For any business trying to get a foothold in China’s $7 billion imported fruit market, trade shows like this one are a chance to introduce products to new taste buds and, hopefully, find an importer who can provide a gateway into the world’s second-largest economy.
“In terms of market size, definitely all the producers want to come here,” said Pablo Aguyuo, who was there to promote Mexican produce.
One purveyor of Indian royal mangoes sold 216 boxes in just three days.
“The Chinese people are buying!” exclaimed the vendor, Daddu Raman, who said he’d been collecting business cards from various importers.

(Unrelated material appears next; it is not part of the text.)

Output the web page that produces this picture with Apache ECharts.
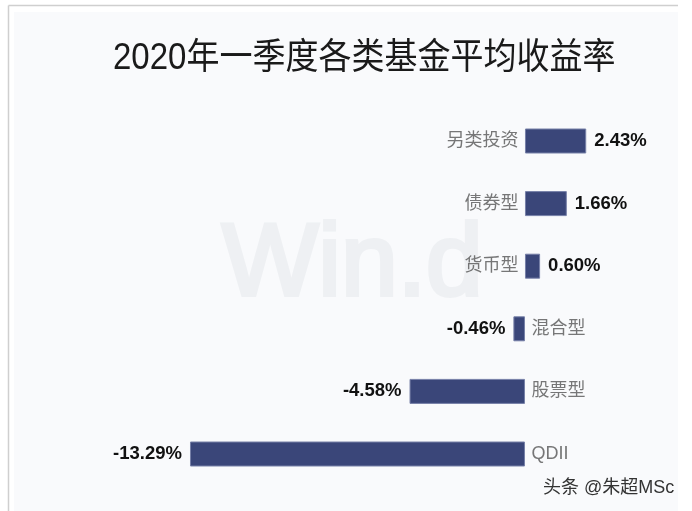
<!DOCTYPE html>
<html><head><meta charset="utf-8">
<script src="https://cdn.jsdelivr.net/npm/echarts@6/dist/echarts.min.js"></script>
<style>html,body{margin:0;padding:0;background:#fff}#c{width:692px;height:511px}</style>
</head><body><div id="c"></div>
<script>
var titleText = '2020年一季度各类基金平均收益率';
var categories = ['另类投资', '债券型', '货币型', '混合型', '股票型', 'QDII'];
var values = [2.43, 1.66, 0.60, -0.46, -4.58, -13.29];
var watermark = 'Win.d';
var credit = '头条 @朱超MSc';

var cjk = '"Liberation Sans", "Noto Sans CJK SC", sans-serif';
var chart = echarts.init(document.getElementById('c'), null, {renderer: 'canvas'});

var barData = values.map(function (v) {
  return {
    value: v,
    label: {position: v >= 0 ? 'right' : 'left'}
  };
});
var nameData = values.map(function (v, i) {
  return {
    value: [0, categories[i]],
    label: {position: v >= 0 ? 'left' : 'right'}
  };
});

chart.setOption({
  backgroundColor: '#ffffff',
  animation: false,
  graphic: [
    {type: 'line', shape: {x1: 8.5, y1: 5.5, x2: 678, y2: 5.5}, style: {stroke: '#cfcfcf', lineWidth: 1.5}, z: -10},
    {type: 'line', shape: {x1: 8.5, y1: 5.5, x2: 8.5, y2: 511}, style: {stroke: '#cfcfcf', lineWidth: 1.5}, z: -10},
    {type: 'rect', shape: {x: 14, y: 12, width: 664, height: 499}, style: {fill: '#f9fafc'}, z: -10},
    {type: 'text', x: 222, y: 216, z: -5,
      style: {text: watermark, fill: '#eef0f3', stroke: '#eef0f3', lineWidth: 4,
        font: 'normal 102px "Liberation Sans", sans-serif', textVerticalAlign: 'top'}},
    {type: 'text', x: 113, y: 59, scaleY: 1.1, originY: 0, z: 10,
      style: {text: titleText, fill: '#1a1a1a', font: 'normal 33px ' + cjk, textVerticalAlign: 'middle'}},
    {type: 'text', x: 543, y: 488, z: 10,
      style: {text: credit, fill: '#333333', font: 'normal 18px ' + cjk, textVerticalAlign: 'middle'}}
  ],
  grid: {left: 172.1, right: 66.2, top: 109.7, bottom: 25.7, containLabel: false},
  xAxis: {type: 'value', min: -14, max: 4, show: false, splitLine: {show: false}},
  yAxis: {type: 'category', data: categories, inverse: true, show: false},
  series: [
    {
      type: 'bar',
      data: barData,
      barWidth: 25,
      itemStyle: {color: '#3a4679', borderColor: '#7780a8', borderWidth: 1},
      label: {show: true, distance: 8, color: '#111', fontWeight: 'bold', fontSize: 18.5,
        fontFamily: '"Liberation Sans", Arial, sans-serif',
        formatter: function (p) { return p.value.toFixed(2) + '%'; }}
    },
    {
      type: 'scatter',
      data: nameData,
      symbolSize: 1,
      itemStyle: {color: 'rgba(0,0,0,0)'},
      label: {show: true, distance: 6, color: '#555555', fontSize: 18, fontFamily: cjk,
        formatter: function (p) { return p.value[1]; }},
      z: 5
    }
  ]
});
</script></body></html>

There is a palpable sense that if you can sell into China, it can change your business fortunes in a big way. That’s why the U.S. cranberry industry has spent millions of dollars marketing in China over the past several years: to get people to try, and maybe even love, the little red fruit.
“At least not get [cranberries] confused with blueberries,” said Lydia Lee, president of the PR firm Weber Shandwick’s China division.
In 2013, Massachusetts-based Ocean Spray, which claims to supply 65% of the world’s cranberries, hired the agency to help raise its profile in China. When the firm conducted a survey of Chinese consumers, more than 95% said they did not know what cranberries were.
Beyond the staples of marketing, like trade shows and tasting events, Lee’s team devised strategies that would become part of the company’s China playbook: pushing the product on giant e-commerce sites like Alibaba, wining and dining editors from food and lifestyle publications, and even flying social media influencers out to a Massachusetts bog to experience the cranberry harvest in person.
“These influencers brought their own cameras and live-streamed the whole process to their followers,” Lee said. “And these followers, they were tweeting all about it because it was something very curious.”
Lee’s team also played up the cranberry’s connection to Thanksgiving. In one promotional video produced for Ocean Spray, a young Chinese woman has Thanksgiving dinner with a Massachusetts family. Spliced in with shots of people cooking and eating were, of course, lots of images of cranberries being mixed into various dishes.
“The whole atmosphere of family gathering together, you know, having a feast, watching football … kids running around, resonates very well with Chinese culture,” Lee said. “This is what we do in Chinese New Year.”
In addition to Ocean Spray, there was another group trying to promote cranberries in China: a quasi-governmental agency called the Cranberry Marketing Committee. Since 2014, the U.S. group has spent roughly $1 million every year just on marketing in China. Some of that money has gone toward paying restaurants to put cranberry-themed dishes on the menu and hiring chefs to create recipes.
All of these marketing efforts were heavily aimed at younger women from large cities like Beijing and Shanghai, a demographic that, according to Lee, is not only influential, but also open to trying new things — like a tart, shriveled, little-known fruit from the other side of the planet.
So, did this multi-front marketing blitz actually work? The answer, according to U.S. export data, is a definite “yes.”